### DESCRIPTION OF THE TASK
Word for word, copy all the data and drop the pictures.

### DATASET EXCERPT
----------

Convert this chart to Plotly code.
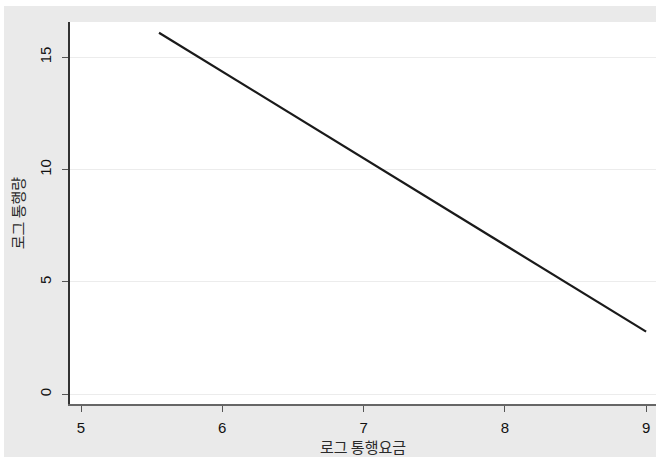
import plotly.graph_objects as go

# Fitted relationship: log toll (x) vs. log traffic volume (y)
log_toll = [5.552, 7.10, 9.0]
log_traffic = [16.09, 10.12, 2.79]

x_ticks = [5, 6, 7, 8, 9]
y_ticks = [0, 5, 10, 15]

x_title = "로그 통행요금"
y_title = "로그 통행량"

W, H = 656, 457
ML, MR, MT, MB = 70, 0, 22, 53
pw, ph = W - ML - MR, H - MT - MB

fig = go.Figure()
fig.add_trace(go.Scatter(
    x=log_toll, y=log_traffic, mode="lines",
    line=dict(color="#1a1a1a", width=2.2),
    showlegend=False, hoverinfo="skip",
))

axis_font = dict(family="Liberation Sans, Arial, sans-serif", size=15, color="#111111")
title_font = dict(family="Noto Sans CJK KR, sans-serif", size=15, color="#2a2a2a")

fig.update_xaxes(
    range=[4.922, 9.07], tickvals=x_ticks, ticktext=[str(v) for v in x_ticks],
    showgrid=False, zeroline=False,
    showline=True, linecolor="#666666", linewidth=1.5,
    ticks="outside", ticklen=6, tickcolor="#555555", tickwidth=1,
    tickfont=axis_font, ticklabelstandoff=3,
    title=dict(text=x_title, font=title_font, standoff=6),
)
fig.update_yaxes(
    range=[-0.43, 16.57], tickvals=y_ticks, ticktext=[str(v) for v in y_ticks],
    showgrid=True, gridcolor="#ececec", gridwidth=1, zeroline=False,
    showline=True, linecolor="#333333", linewidth=1.5,
    ticks="outside", ticklen=6, tickcolor="#555555", tickwidth=1,
    tickfont=axis_font, tickangle=-90, ticklabelstandoff=5,
    title=dict(text=y_title, font=title_font, standoff=9),
)

# thin white border along the top and left of the gray page
fig.add_shape(type="rect", xref="paper", yref="paper",
              x0=-ML / pw - 0.01, x1=(-ML + 4) / pw, y0=-MB / ph - 0.01, y1=1 + MT / ph + 0.01,
              fillcolor="white", line_width=0, layer="above")
fig.add_shape(type="rect", xref="paper", yref="paper",
              x0=-ML / pw - 0.01, x1=1.01, y0=1 + (MT - 6) / ph, y1=1 + MT / ph + 0.01,
              fillcolor="white", line_width=0, layer="above")

fig.update_layout(
    width=W, height=H,
    margin=dict(l=ML, r=MR, t=MT, b=MB, pad=0),
    paper_bgcolor="#eaeaea", plot_bgcolor="white",
    showlegend=False,
)

fig.write_html("out.html")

----------

### SOLUTION
Convert this chart to Plotly code.
import plotly.graph_objects as go

# Fitted relationship: log toll (x) vs. log traffic volume (y)
log_toll = [5.552, 7.10, 9.0]
log_traffic = [16.09, 10.12, 2.79]

x_ticks = [5, 6, 7, 8, 9]
y_ticks = [0, 5, 10, 15]

x_title = "로그 통행요금"
y_title = "로그 통행량"

W, H = 656, 457
ML, MR, MT, MB = 70, 0, 22, 53
pw, ph = W - ML - MR, H - MT - MB

fig = go.Figure()
fig.add_trace(go.Scatter(
    x=log_toll, y=log_traffic, mode="lines",
    line=dict(color="#1a1a1a", width=2.2),
    showlegend=False, hoverinfo="skip",
))

axis_font = dict(family="Liberation Sans, Arial, sans-serif", size=15, color="#111111")
title_font = dict(family="Noto Sans CJK KR, sans-serif", size=15, color="#2a2a2a")

fig.update_xaxes(
    range=[4.922, 9.07], tickvals=x_ticks, ticktext=[str(v) for v in x_ticks],
    showgrid=False, zeroline=False,
    showline=True, linecolor="#666666", linewidth=1.5,
    ticks="outside", ticklen=6, tickcolor="#555555", tickwidth=1,
    tickfont=axis_font, ticklabelstandoff=3,
    title=dict(text=x_title, font=title_font, standoff=6),
)
fig.update_yaxes(
    range=[-0.43, 16.57], tickvals=y_ticks, ticktext=[str(v) for v in y_ticks],
    showgrid=True, gridcolor="#ececec", gridwidth=1, zeroline=False,
    showline=True, linecolor="#333333", linewidth=1.5,
    ticks="outside", ticklen=6, tickcolor="#555555", tickwidth=1,
    tickfont=axis_font, tickangle=-90, ticklabelstandoff=5,
    title=dict(text=y_title, font=title_font, standoff=9),
)

# thin white border along the top and left of the gray page
fig.add_shape(type="rect", xref="paper", yref="paper",
              x0=-ML / pw - 0.01, x1=(-ML + 4) / pw, y0=-MB / ph - 0.01, y1=1 + MT / ph + 0.01,
              fillcolor="white", line_width=0, layer="above")
fig.add_shape(type="rect", xref="paper", yref="paper",
              x0=-ML / pw - 0.01, x1=1.01, y0=1 + (MT - 6) / ph, y1=1 + MT / ph + 0.01,
              fillcolor="white", line_width=0, layer="above")

fig.update_layout(
    width=W, height=H,
    margin=dict(l=ML, r=MR, t=MT, b=MB, pad=0),
    paper_bgcolor="#eaeaea", plot_bgcolor="white",
    showlegend=False,
)

fig.write_html("out.html")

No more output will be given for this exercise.